There’s a lot more to America’s southernmost state than the headline-worthy misadventures of Florida Man and Florida Woman. Culturally distinct from the rest of the South, Florida has been heavily influenced by its Spanish and Caribbean roots, not to mention whatever mysterious set of circumstances a la the Bermuda Triangle make the state such a unique incubator for strange shenanigans. Beyond the obvious attractions like Disney World and South Beach that pull in millions of tourists every year, there are many more sights offering a little slice of the state’s unusual history. These 12 offbeat destinations are each very Florida in their own way.

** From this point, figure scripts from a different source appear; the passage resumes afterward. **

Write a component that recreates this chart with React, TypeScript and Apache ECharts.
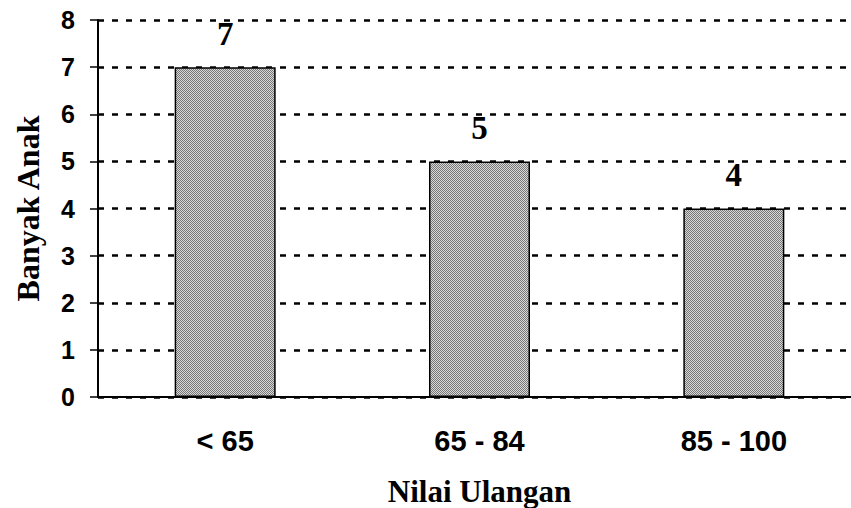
import React, { useEffect, useRef } from "react";
import * as echarts from "echarts";

const categories = ["< 65", "65 - 84", "85 - 100"];
const counts = [7, 5, 4];
const yTicks = [0, 1, 2, 3, 4, 5, 6, 7, 8];
const xTitle = "Nilai Ulangan";
const yTitle = "Banyak Anak";

function makePattern(): HTMLCanvasElement {
  const c = document.createElement("canvas");
  c.width = 2;
  c.height = 2;
  const ctx = c.getContext("2d")!;
  ctx.fillStyle = "#d8d8d8";
  ctx.fillRect(0, 0, 2, 2);
  ctx.fillStyle = "#777777";
  ctx.fillRect(0, 0, 1, 1);
  ctx.fillRect(1, 1, 1, 1);
  return c;
}

export default function App() {
  const ref = useRef<HTMLDivElement>(null);
  useEffect(() => {
    if (!ref.current) return;
    const chart = echarts.init(ref.current, undefined, { renderer: "svg" });
    let fill: any = "#a6a6a6";
    try {
      const canvas = makePattern();
      fill = { image: canvas.toDataURL(), repeat: "repeat" };
    } catch (e) {
      fill = "#a6a6a6";
    }
    chart.setOption({
      animation: false,
      backgroundColor: "#ffffff",
      grid: {
        left: 98,
        width: 763,
        top: 20,
        bottom: 111,
        containLabel: false,
        outerBoundsMode: "none",
      },
      xAxis: {
        type: "category",
        data: categories,
        name: xTitle,
        nameLocation: "middle",
        nameGap: 79,
        nameTextStyle: {
          fontFamily: "Liberation Serif",
          fontWeight: "bold",
          fontSize: 31,
          color: "#000",
        },
        axisLine: { show: true, lineStyle: { color: "#000", width: 2 } },
        axisTick: { show: false },
        axisLabel: {
          margin: 29,
          fontFamily: "Liberation Sans",
          fontWeight: "bold",
          fontSize: 29,
          color: "#000",
        },
        splitLine: { show: false },
      },
      yAxis: {
        type: "value",
        min: yTicks[0],
        max: yTicks[yTicks.length - 1],
        interval: 1,
        name: yTitle,
        nameLocation: "middle",
        nameGap: 54,
        nameTextStyle: {
          fontFamily: "Liberation Serif",
          fontWeight: "bold",
          fontSize: 32,
          color: "#000",
        },
        axisLine: { show: true, lineStyle: { color: "#000", width: 2 } },
        axisTick: { show: true, inside: false, length: 8, lineStyle: { color: "#000", width: 1.5 } },
        axisLabel: {
          margin: 23,
          fontFamily: "Liberation Sans",
          fontWeight: "bold",
          fontSize: 25,
          color: "#000",
        },
        splitLine: {
          show: true,
          lineStyle: { color: "#000", width: 2.5, type: [6, 8] },
        },
      },
      series: [
        {
          type: "bar",
          data: counts,
          barWidth: 101,
          itemStyle: {
            color: fill,
            borderColor: "#000",
            borderWidth: 1.5,
          },
          label: {
            show: true,
            position: "top",
            distance: 17,
            fontFamily: "Liberation Serif",
            fontWeight: "bold",
            fontSize: 33,
            color: "#000",
          },
          z: 3,
        },
      ],
    });
    return () => chart.dispose();
  }, []);
  return <div ref={ref} style={{ width: 851, height: 508, position: "absolute", left: 0, top: 0 }} />;
}
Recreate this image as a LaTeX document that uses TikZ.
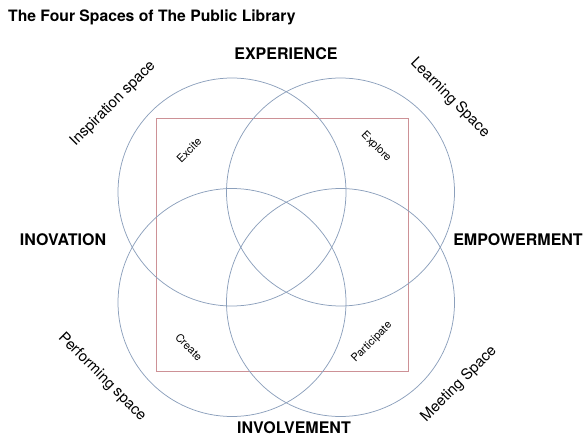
\documentclass[tikz,border=0pt]{standalone}
\usepackage{fontspec}
\setmainfont{TeX Gyre Heros}
\usepackage{tikz}
\usetikzlibrary{positioning}
\definecolor{ringblue}{RGB}{140,160,188}
\definecolor{boxred} {RGB}{205,145,150}

\begin{document}
\begin{tikzpicture}[x=1pt,y=-1pt,every node/.style={inner sep=0pt},
    ring/.style={draw=ringblue,circle,minimum size=228pt,line width=0.75pt},
    big/.style={font=\bfseries\fontsize{16}{18}\selectfont},
    space/.style={font=\fontsize{15}{17}\selectfont},
    word/.style={font=\fontsize{11}{13}\selectfont}]

    \useasboundingbox (0,0) rectangle (585,443);

    \node[font=\bfseries\fontsize{15.7}{18}\selectfont,anchor=west] (title) at (8,17) {The Four Spaces of The Public Library};

    \node[draw=boxred,line width=0.8pt,minimum width=252pt,minimum height=253pt] (box) at (282,244.5) {};

    \node[ring] (inspire) at (232,192) {};
    \node[ring] (learn)   at (340.5,192) {};
    \node[ring] (perform) at (232,302.5) {};
    \node[ring] (meet)    at (340.5,302.5) {};

    \node[big] (exp) at (286,54)  {EXPERIENCE};
    \node[big] (ino) at (63,240)  {INOVATION};
    \node[big] (emp) at (518,240) {EMPOWERMENT};
    \node[big] (inv) at (294,428) {INVOLVEMENT};

    \node[space,rotate=45]  (inspirelabel) at (113,104) {Inspiration space};
    \node[space,rotate=-45] (learnlabel)   at (450,98)  {Learning Space};
    \node[space,rotate=-45] (performlabel) at (102,377) {Performing space};
    \node[space,rotate=45]  (meetlabel)    at (459,384) {Meeting Space};

    \node[word,rotate=45]  (excite)  at (189,150) {Excite};
    \node[word,rotate=-45] (explore) at (376,147) {Explore};
    \node[word,rotate=-45] (create)  at (189,347) {Create};
    \node[word,rotate=45]  (partic)  at (372,342) {Participate};

\end{tikzpicture}
\end{document}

An Abandoned Island Fort You Can Visit, Dry Tortugas
Take a relaxing three-hour boat ride or a 45-minute plane ride from Key West to the remains of Fort Jefferson, a massive 19th century fortress that was abandoned for nearly a century before becoming a wildlife sanctuary and national park. Once hosting Spanish explorer Ponce de Leon and the real-life Pirates of the Caribbean, the island chain known as the Dry Tortugas was crowned by a hexagonal all-masonry fort in the 1840s and briefly used as a prison for Union deserters in the Civil War before hurricane damage and all of its obsolete cannons led to its abandonment.
Coral Castle, Homestead
(images via: psyberartist)
A single 100-pound man worked tirelessly for three decades to build Homestead’s Coral Castle, a complex of strange shapes made from over 1,000 tons of sedimentary rock. Touted as an engineering marvel rivaling Stonehenge and the Great Pyramids of Egypt, the ‘castle’ was created as a tribute to Edward Leedskalnin’s sixteen-year-old lost love, who abandoned him on her wedding day. (In fact, Billy Idol wrote a song about it – ‘Sweet Sixteen.’) While some people like to imagine that the used mystical powers to move the huge stones, the truth is, medieval techniques like winches, ropes and pulleys helped him position each porous slab of stone. Still, it’s a remarkable feat and a beautiful sight.
JFK’s Secret Island Bunker, Riviera Beach
(images via: visit florida/Peter W. Cross)
President John F. Kennedy’s personal nuclear fallout shelter was located in a seemingly unlikely place – a small island in the Intracoastal Waterway off Riviera Beach. Built in just two weeks in the lead-up to the Cuban Missile Crisis, the shelter is little more than a corrugated metal hole in the ground on Peanut Island, which is conveniently located a few hundred yards from a Coast Guard station and about a five-minute helicopter ride from the Kennedy estate in Palm Beach. This humble little place is the headquarters from which the president would have run the remains of the free world had any missiles actually been launched. Tours are available via the Palm Beach Maritime Museum, and the island is accessible by ferry and water taxi if you don’t have your own boat.
Flagler’s Folly: Failed Overseas Railroad, Pigeon Key
(images via: jack says relax, key lime pie yumyum)
The industrialist and oil magnate responsible for founding the Florida East Coast Railway and nearly single-handedly developing much of Florida’s Atlantic coast was never afraid to dream big, even if it meant spectacular failure. After all of his successes elsewhere in the state, Henry Flagler envisioned a railroad extension that would take visitors from the town of Homestead all the way to the tip of Key West, an island that’s technically closer to Cuba than it is to the mainland U.S. Dubbed the ‘Overseas Railroad,’ this extension would enable Flagler to corner the trade market adjacent to the new Panama Canal and would have to span 60 miles of unobstructed water and many more miles of inhospitable islands. Through arduous effort, the workers made it happen, and upon its completion in 1912 it was called the Eighth Wonder of the World. Flagler died a year later, never to learn that his precious railroad would be partially destroyed in a hurricane in 1935, and that an astonishing 432 workers still toiling on the extension’s bridges would perish. The island where they were housed and died, Pigeon Key, was abandoned twice in the decades since, but its historical buildings have now been restored as a museum and a remaining 2.2-mile section is open to pedestrians and cyclists. A more modern roadway, the Overseas Highway, was built upon many of the other railway sections in the 1950s.